Suicides en série à Bangui

 

Les cas de suicides se multiplient en Centrafrique, témoins du profond malaise économique et social que traverse ce pays encore mal remis des conséquences des mutineries militaires de 1996 et 1997.

Sous le titre "La série noire continue", le journal Le Citoyen évoquait récemment "la sinistrose" qui règne à Bangui où trois personnes viennent de se donner la mort en moins d'une semaine.

Jusqu'à une époque récente, seuls quelques dizaines de jeunes se suicidaient chaque année, le plus souvent par intoxication médicamenteuse.

En deux ans, même si l'on ne dispose pas de chiffres officiels, le phénomène s'est énormément amplifié et étendu à toutes les couches de la société. Ce sont maintenant des cadres, des intellectuels, des personnes âgées qui se donnent la mort par intoxication, balle ou pendaison.

Le dernier cas en date est celui d'un cadre de la Banque internationale pour la Centrafrique (BICA), qui s'est tiré une balle dans la tête dans sa voiture, au petit matin, sans laisser d'explication.

La semaine précédente, un homme d'une quarantaine d'années se jetait du haut d'un bātiment de trois étages d'un lycée de Bangui et l'on retrouvait le corps d'un jeune homme pendu au quartier Bearex.

Il y a un mois, la presse locale relatait le suicide par médicaments d'une jeune fille au Lycée Marie-Jeanne Caron.
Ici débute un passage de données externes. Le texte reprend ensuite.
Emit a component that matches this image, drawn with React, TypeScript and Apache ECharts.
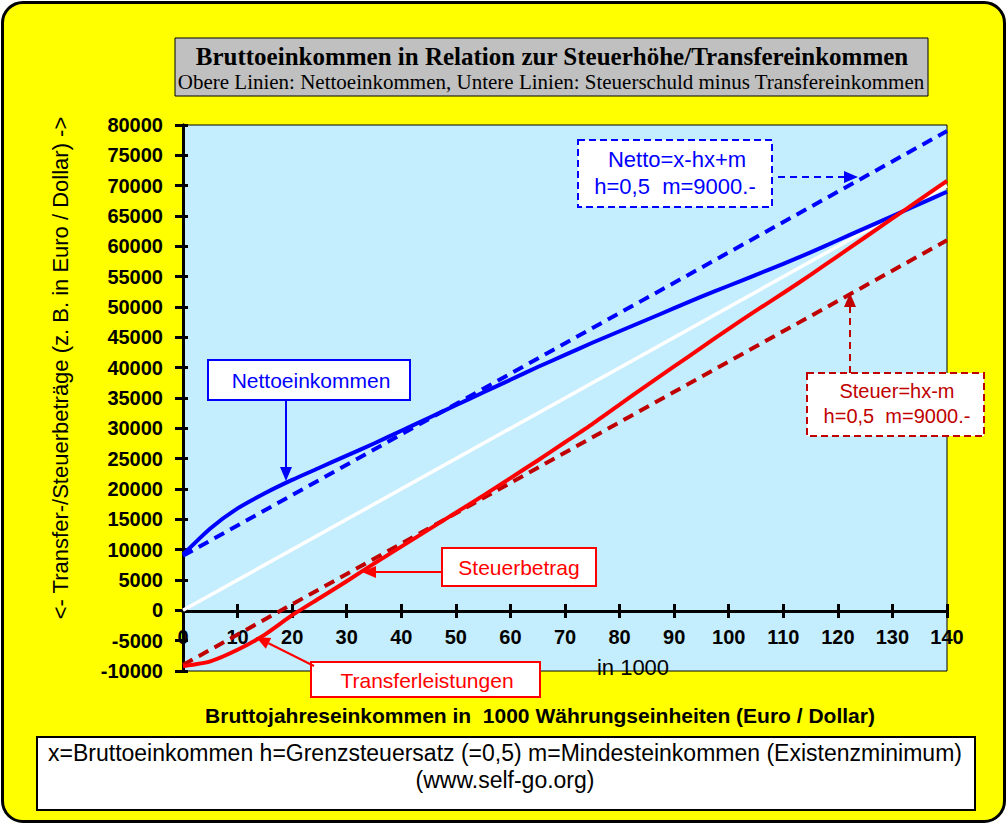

La plupart du temps, l'entourage des suicidés parle de différends avec la famille, de désespoir. Autre raison avancée: l'implication dans certaines affaires sur le point de déboucher sur des poursuites judiciaires

Anatole Wanzani, sociologue, estime que "la misère et la pauvreté ont sérieusement entamé l'instinct de conservation des Centrafricains qui voient dans le suicide une délivrance; c'est l'expression du comble même de l'exaspération", analyse-t-il.

Le phénomène est également répandu chez les nombreuses jeunes femmes victimes de viols: "une fille qui tient à son avenir, à sa dignité, et qui subit un jour une telle humiliation, vit un traumatisme extrême qui l'expose au suicide à tout moment", explique le sociologue.

L'absorption à haute dose de Nivaquine, normalement utilisée pour traiter le paludisme, apparaît comme le moyen le plus utilisé par les candidats au suicide... quand il ne s'agit pas tout bonnement d'insecticides.

"Le plus souvent, explique le docteur Dominique Sénékian, les individus s'intoxiquent après avoir consommé une grande quantité d'alcool, au point que parfois, on se demande si on a affaire à un suicide ou à un accident.

Dans certains quartiers de Bangui, les revendeurs à l'étalage de produits pharmaceutiques refusent de vendre plus de cinq comprimés de Nivaquine au même client dans la journée.

L'un d'eux, Geoffroy, raconte avoir vendu un jour une dizaines de cachets à une jeune femme ivre morte: "le lendemain, j'ai appris qu'elle s'était suicidée; je n'étais vraiment pas à l'aise".